**Direction:** Omit pictures and quote the listing below line by line, from its start through the line that holds "let arc = d3.arc().innerRadius(0).outerRadius(rx);".

**Data block:**
○ ○ ○ ○ ○ ○ ○

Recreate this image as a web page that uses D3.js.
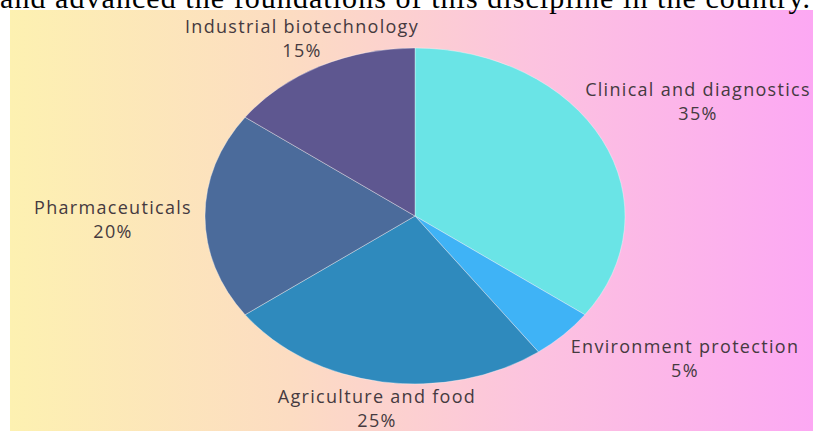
<!DOCTYPE html>
<html>
<head>
<meta charset="utf-8">
<script src="https://cdn.jsdelivr.net/npm/d3@7"></script>
<style>
  html, body { margin: 0; padding: 0; background: #fff; overflow: hidden; }
</style>
</head>
<body>
<script>
let width = 813;
let height = 431;

// chart data
let sectors = ["Clinical and diagnostics", "Environment protection", "Agriculture and food", "Pharmaceuticals", "Industrial biotechnology"];
let shares = [35, 5, 25, 20, 15];
let sliceColors = ["#6ae4e6", "#3fb3f6", "#2f8abd", "#4b6b9b", "#5e5790"];
// label anchor points (centre of label block), same order as sectors
let labelX = [698, 685, 377, 113, 302];
let labelY = [89, 346, 396, 207, 26];

let cx = 415, cy = 216, rx = 210, ry = 168;

let svg = d3.select("body").append("svg")
            .attr("width", width)
            .attr("height", height);

let defs = svg.append("defs");
let grad = defs.append("linearGradient").attr("id", "bg").attr("x1", "0").attr("x2", "1").attr("y1", "0").attr("y2", "0");
grad.append("stop").attr("offset", "0").attr("stop-color", "#fdf1b1");
grad.append("stop").attr("offset", "0.35").attr("stop-color", "#fcdcc2");
grad.append("stop").attr("offset", "0.65").attr("stop-color", "#fcc3df");
grad.append("stop").attr("offset", "1").attr("stop-color", "#fca8f3");

svg.append("rect")
   .attr("x", 10).attr("y", 10)
   .attr("width", width - 10).attr("height", height - 10)
   .attr("fill", "url(#bg)");

// clipped line of body text above the picture
svg.append("text")
   .attr("x", 0).attr("y", 8)
   .attr("font-family", "Liberation Serif, Times New Roman, serif")
   .attr("font-size", 30)
   .attr("fill", "#000")
   .attr("textLength", 810)
   .attr("lengthAdjust", "spacing")
   .text("and advanced the foundations of this discipline in the country.");

svg.append("rect")
   .attr("x", 0).attr("y", 10).attr("width", 10).attr("height", height - 10)
   .attr("fill", "#fff");

let pie = d3.pie().sort(null).value(function(d) { return d; });
let arc = d3.arc().innerRadius(0).outerRadius(rx);

let pieGroup = svg.append("g")
                  .attr("transform", "translate(" + cx + "," + cy + ") scale(1," + (ry / rx) + ")");

pieGroup.selectAll("path")
        .data(pie(shares))
        .join("path")
        .attr("d", arc)
        .attr("fill", function(d, i) { return sliceColors[i]; })
        .attr("stroke", "rgba(255,255,255,0.35)")
        .attr("stroke-width", 1)
        .attr("vector-effect", "non-scaling-stroke");

let labels = svg.append("g")
                .attr("font-family", "Open Sans, sans-serif")
                .attr("font-size", 18)
                .attr("letter-spacing", 1.3)
                .attr("fill", "#453a40")
                .attr("text-anchor", "middle");

sectors.forEach(function(name, i) {
  let t = labels.append("text")
                .attr("x", labelX[i])
                .attr("y", labelY[i] + 7);
  t.append("tspan").attr("x", labelX[i]).text(name);
  t.append("tspan").attr("x", labelX[i]).attr("dy", 24).text(shares[i] + "%");
});
</script>
</body>
</html>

○ ○ ○ ○ ○ ○ ○

**Written solution:**
Recreate this image as a web page that uses D3.js.
<!DOCTYPE html>
<html>
<head>
<meta charset="utf-8">
<script src="https://cdn.jsdelivr.net/npm/d3@7"></script>
<style>
  html, body { margin: 0; padding: 0; background: #fff; overflow: hidden; }
</style>
</head>
<body>
<script>
let width = 813;
let height = 431;

// chart data
let sectors = ["Clinical and diagnostics", "Environment protection", "Agriculture and food", "Pharmaceuticals", "Industrial biotechnology"];
let shares = [35, 5, 25, 20, 15];
let sliceColors = ["#6ae4e6", "#3fb3f6", "#2f8abd", "#4b6b9b", "#5e5790"];
// label anchor points (centre of label block), same order as sectors
let labelX = [698, 685, 377, 113, 302];
let labelY = [89, 346, 396, 207, 26];

let cx = 415, cy = 216, rx = 210, ry = 168;

let svg = d3.select("body").append("svg")
            .attr("width", width)
            .attr("height", height);

let defs = svg.append("defs");
let grad = defs.append("linearGradient").attr("id", "bg").attr("x1", "0").attr("x2", "1").attr("y1", "0").attr("y2", "0");
grad.append("stop").attr("offset", "0").attr("stop-color", "#fdf1b1");
grad.append("stop").attr("offset", "0.35").attr("stop-color", "#fcdcc2");
grad.append("stop").attr("offset", "0.65").attr("stop-color", "#fcc3df");
grad.append("stop").attr("offset", "1").attr("stop-color", "#fca8f3");

svg.append("rect")
   .attr("x", 10).attr("y", 10)
   .attr("width", width - 10).attr("height", height - 10)
   .attr("fill", "url(#bg)");

// clipped line of body text above the picture
svg.append("text")
   .attr("x", 0).attr("y", 8)
   .attr("font-family", "Liberation Serif, Times New Roman, serif")
   .attr("font-size", 30)
   .attr("fill", "#000")
   .attr("textLength", 810)
   .attr("lengthAdjust", "spacing")
   .text("and advanced the foundations of this discipline in the country.");

svg.append("rect")
   .attr("x", 0).attr("y", 10).attr("width", 10).attr("height", height - 10)
   .attr("fill", "#fff");

let pie = d3.pie().sort(null).value(function(d) { return d; });
let arc = d3.arc().innerRadius(0).outerRadius(rx);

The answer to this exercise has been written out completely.